**Source data:**
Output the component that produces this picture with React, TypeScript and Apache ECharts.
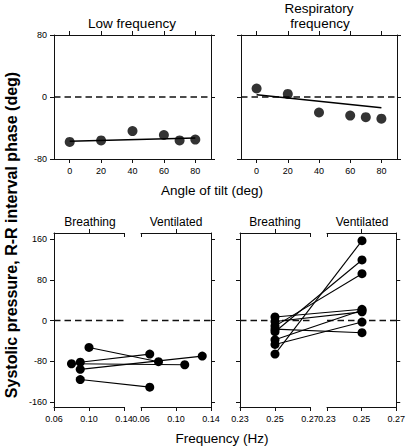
import React, { useEffect, useRef } from "react";
import * as echarts from "echarts";

// ---- Data ----
const tiltAngles = [0, 20, 40, 60, 70, 80];
const lowFreqPhase = [-58, -56, -44, -49, -56, -55];
const respFreqPhase = [11, 4, -20, -24, -26, -28];
const fitAngles = [0, 80];
const lowFreqFit = [-57, -53];
const respFreqFit = [3, -14];

const tiltTicks = [0, 20, 40, 60, 80];
const topPhaseTicks = [-80, 0, 80];
const bottomPhaseTicks = [-160, -80, 0, 80, 160];
const lowFreqTicks = [0.06, 0.1, 0.14];
const respFreqTicks = [0.23, 0.25, 0.27];

// Low frequency group: breathing -> ventilated pairs
const lowBreathFreq = [0.1, 0.09, 0.08, 0.09, 0.09];
const lowBreathPhase = [-53, -82, -85, -96, -116];
const lowVentFreq = [0.08, 0.07, 0.11, 0.13, 0.07];
const lowVentPhase = [-81, -66, -87, -70, -131];

// Respiratory frequency group: breathing -> ventilated pairs
const respBreathFreq = [0.25, 0.25, 0.25, 0.25, 0.25, 0.25, 0.25, 0.25];
const respBreathPhase = [7, -2, -11, -17, -22, -38, -47, -66];
const respVentFreq = [0.25, 0.25, 0.25, 0.25, 0.25, 0.25, 0.25, 0.25];
const respVentPhase = [22, 17, 92, -24, 119, 20, -3, 157];

// ---- Layout ----
const FONT = "'Liberation Sans', Arial, sans-serif";
const INK = "#111";
const TOP_Y = 35;
const TOP_H = 124;
const TL_LEFT = 54;
const TL_W = 157;
const TR_LEFT = 241;
const TR_W = 156;
const BOT_Y = 233;
const BOT_H = 174;
const SUB_W = 70;
const BLB_LEFT = 54;
const BLV_LEFT = 141;
const BRB_LEFT = 240;
const BRV_LEFT = 327;
const BOT_MIN = -170;
const BOT_MAX = 172;

const LOW_SPAN = 0.08;
const RESP_SPAN = 0.04;
const LOW_SHIFT = (LOW_SPAN * (BLV_LEFT - BLB_LEFT)) / SUB_W;
const RESP_SHIFT = (RESP_SPAN * (BRV_LEFT - BRB_LEFT)) / SUB_W;
const LOW_MAX = 0.06 + (LOW_SPAN * (BLV_LEFT + SUB_W - BLB_LEFT)) / SUB_W;
const RESP_MAX = 0.23 + (RESP_SPAN * (BRV_LEFT + SUB_W - BRB_LEFT)) / SUB_W;

const lineStyle = { color: INK, width: 1 };
const labelStyle = { color: "#000", fontSize: 9, fontFamily: FONT };

function xAx(grid: number, min: number, max: number, opts: any = {}) {
  return {
    type: "value",
    gridIndex: grid,
    min,
    max,
    position: opts.position || "bottom",
    offset: 0,
    axisLine: { show: opts.line !== false, onZero: false, lineStyle },
    axisTick: {
      show: !!opts.ticks,
      customValues: opts.ticks,
      length: 4,
      inside: !!opts.inside,
      lineStyle,
    },
    axisLabel: opts.labels
      ? { show: true, customValues: opts.labels, margin: 7, formatter: opts.fmt, ...labelStyle }
      : { show: false },
    splitLine: { show: false },
  };
}

function yAx(grid: number, min: number, max: number, opts: any = {}) {
  return {
    type: "value",
    gridIndex: grid,
    min,
    max,
    position: opts.position || "left",
    axisLine: { show: opts.line !== false, onZero: false, lineStyle },
    axisTick: { show: !!opts.ticks, customValues: opts.ticks, length: 4, lineStyle },
    axisLabel: opts.labels
      ? { show: true, customValues: opts.labels, margin: 7, ...labelStyle }
      : { show: false },
    splitLine: { show: false },
  };
}

function zeroLine(xi: number, yi: number, x0: number, x1: number) {
  return {
    type: "line",
    xAxisIndex: xi,
    yAxisIndex: yi,
    data: [
      [x0, 0],
      [x1, 0],
    ],
    symbol: "none",
    lineStyle: { color: INK, width: 1.3, type: [6.5, 4] },
    z: 1,
  };
}

function scatter(xi: number, yi: number, xs: number[], ys: number[]) {
  return {
    type: "scatter",
    xAxisIndex: xi,
    yAxisIndex: yi,
    data: xs.map((x, i) => [x, ys[i]]),
    symbolSize: 10,
    itemStyle: { color: "#000" },
    z: 5,
  };
}

function fitLine(xi: number, yi: number, xs: number[], ys: number[]) {
  return {
    type: "line",
    xAxisIndex: xi,
    yAxisIndex: yi,
    data: xs.map((x, i) => [x, ys[i]]),
    symbol: "none",
    lineStyle: { color: "#000", width: 1.5 },
    z: 3,
  };
}

function pairs(xi: number, yi: number, bf: number[], bp: number[], vf: number[], vp: number[], shift: number) {
  return bf.map((f, i) => ({
    type: "line",
    xAxisIndex: xi,
    yAxisIndex: yi,
    data: [
      [f, bp[i]],
      [vf[i] + shift, vp[i]],
    ],
    symbol: "circle",
    symbolSize: 9,
    showAllSymbol: true,
    itemStyle: { color: "#000" },
    lineStyle: { color: "#000", width: 1.1 },
    z: 4,
  }));
}

function txt(text: string, x: number, y: number, size: number, extra: any = {}) {
  return {
    type: "text",
    x,
    y,
    rotation: extra.rotation || 0,
    style: {
      text,
      fill: "#000",
      font: `${extra.bold ? "bold " : ""}${size}px ${FONT}`,
      textAlign: "center",
      textVerticalAlign: "middle",
    },
  };
}

const fmt2 = (v: number) => v.toFixed(2);

export default function App() {
  const ref = useRef<HTMLDivElement>(null);
  useEffect(() => {
    if (!ref.current) return;
    const chart = echarts.init(ref.current, null, { renderer: "svg" });
    const grids = [
      { left: TL_LEFT, top: TOP_Y, width: TL_W, height: TOP_H },
      { left: TR_LEFT, top: TOP_Y, width: TR_W, height: TOP_H },
      { left: BLB_LEFT, top: BOT_Y, width: SUB_W, height: BOT_H },
      { left: BLV_LEFT, top: BOT_Y, width: SUB_W, height: BOT_H },
      { left: BRB_LEFT, top: BOT_Y, width: SUB_W, height: BOT_H },
      { left: BRV_LEFT, top: BOT_Y, width: SUB_W, height: BOT_H },
      { left: BLB_LEFT, top: BOT_Y, width: BLV_LEFT + SUB_W - BLB_LEFT, height: BOT_H },
      { left: BRB_LEFT, top: BOT_Y, width: BRV_LEFT + SUB_W - BRB_LEFT, height: BOT_H },
    ].map((g) => ({ ...g, containLabel: false }));

    const xAxis = [
      xAx(0, -10, 90, { ticks: tiltTicks, labels: tiltTicks }), // 0
      xAx(0, -10, 90, { position: "top", ticks: tiltTicks }), // 1
      xAx(1, -10, 90, { ticks: tiltTicks, labels: tiltTicks }), // 2
      xAx(1, -10, 90, { position: "top", ticks: tiltTicks }), // 3
      xAx(2, 0.06, 0.14, { ticks: lowFreqTicks, labels: lowFreqTicks, fmt: fmt2 }), // 4
      xAx(2, 0.06, 0.14, { position: "top", ticks: [0.1] }), // 5
      xAx(3, 0.06, 0.14, { ticks: lowFreqTicks, labels: lowFreqTicks, fmt: fmt2 }), // 6
      xAx(3, 0.06, 0.14, { position: "top", ticks: [0.1] }), // 7
      xAx(4, 0.23, 0.27, { ticks: respFreqTicks, labels: respFreqTicks, fmt: fmt2 }), // 8
      xAx(4, 0.23, 0.27, { position: "top", ticks: [0.25] }), // 9
      xAx(5, 0.23, 0.27, { ticks: respFreqTicks, labels: respFreqTicks, fmt: fmt2 }), // 10
      xAx(5, 0.23, 0.27, { position: "top", ticks: [0.25] }), // 11
      xAx(6, 0.06, LOW_MAX, { line: false }), // 12
      xAx(7, 0.23, RESP_MAX, { line: false }), // 13
      xAx(2, 0.06, 0.14, { position: "top", line: false, inside: true, ticks: [0.06, 0.14] }), // 14
      xAx(3, 0.06, 0.14, { position: "top", line: false, inside: true, ticks: [0.06] }), // 15
      xAx(4, 0.23, 0.27, { position: "top", line: false, inside: true, ticks: [0.23, 0.27] }), // 16
      xAx(5, 0.23, 0.27, { position: "top", line: false, inside: true, ticks: [0.23] }), // 17
    ];
    const yAxis = [
      yAx(0, -80, 80, { ticks: topPhaseTicks, labels: topPhaseTicks }), // 0
      yAx(0, -80, 80, { position: "right", ticks: topPhaseTicks }), // 1
      yAx(1, -80, 80, { ticks: topPhaseTicks }), // 2
      yAx(1, -80, 80, { position: "right", ticks: topPhaseTicks }), // 3
      yAx(2, BOT_MIN, BOT_MAX, { ticks: bottomPhaseTicks, labels: bottomPhaseTicks }), // 4
      yAx(3, BOT_MIN, BOT_MAX, { position: "right", ticks: bottomPhaseTicks }), // 5
      yAx(4, BOT_MIN, BOT_MAX, { ticks: bottomPhaseTicks }), // 6
      yAx(5, BOT_MIN, BOT_MAX, { position: "right", ticks: bottomPhaseTicks }), // 7
      yAx(6, BOT_MIN, BOT_MAX, { line: false }), // 8
      yAx(7, BOT_MIN, BOT_MAX, { line: false }), // 9
    ];

    const series: any[] = [
      zeroLine(0, 0, -10, 90),
      fitLine(0, 0, fitAngles, lowFreqFit),
      scatter(0, 0, tiltAngles, lowFreqPhase),
      zeroLine(2, 2, -10, 90),
      fitLine(2, 2, fitAngles, respFreqFit),
      scatter(2, 2, tiltAngles, respFreqPhase),
      zeroLine(4, 4, 0.06, 0.14),
      zeroLine(6, 5, 0.06, 0.14),
      zeroLine(8, 6, 0.23, 0.27),
      zeroLine(10, 7, 0.23, 0.27),
      ...pairs(12, 8, lowBreathFreq, lowBreathPhase, lowVentFreq, lowVentPhase, LOW_SHIFT),
      ...pairs(13, 9, respBreathFreq, respBreathPhase, respVentFreq, respVentPhase, RESP_SHIFT),
    ];

    chart.setOption({
      animation: false,
      backgroundColor: "#fff",
      grid: grids,
      xAxis,
      yAxis,
      series,
      graphic: [
        txt("Low frequency", 132, 23, 13.5),
        txt("Respiratory", 319, 8, 13.5),
        txt("frequency", 320, 23, 13.5),
        txt("Angle of tilt (deg)", 212, 190, 13.5),
        txt("Breathing", 90, 222, 12),
        txt("Ventilated", 176, 222, 12),
        txt("Breathing", 275, 222, 12),
        txt("Ventilated", 362, 222, 12),
        txt("Frequency (Hz)", 222, 438, 13.5),
        txt("Systolic pressure, R-R interval phase (deg)", 11, 235, 16, {
          bold: true,
          rotation: Math.PI / 2,
        }),
      ],
    });
    return () => chart.dispose();
  }, []);
  return (
    <div
      ref={ref}
      style={{ position: "absolute", left: 0, top: 0, width: 408, height: 447 }}
    />
  );
}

**What the exercise asks:**
Leave out the pictures and repeat the lines from the start of the material through the line with "import * as", inclusive.

**Finished exercise:**
Output the component that produces this picture with React, TypeScript and Apache ECharts.
import React, { useEffect, useRef } from "react";
import * as echarts from "echarts";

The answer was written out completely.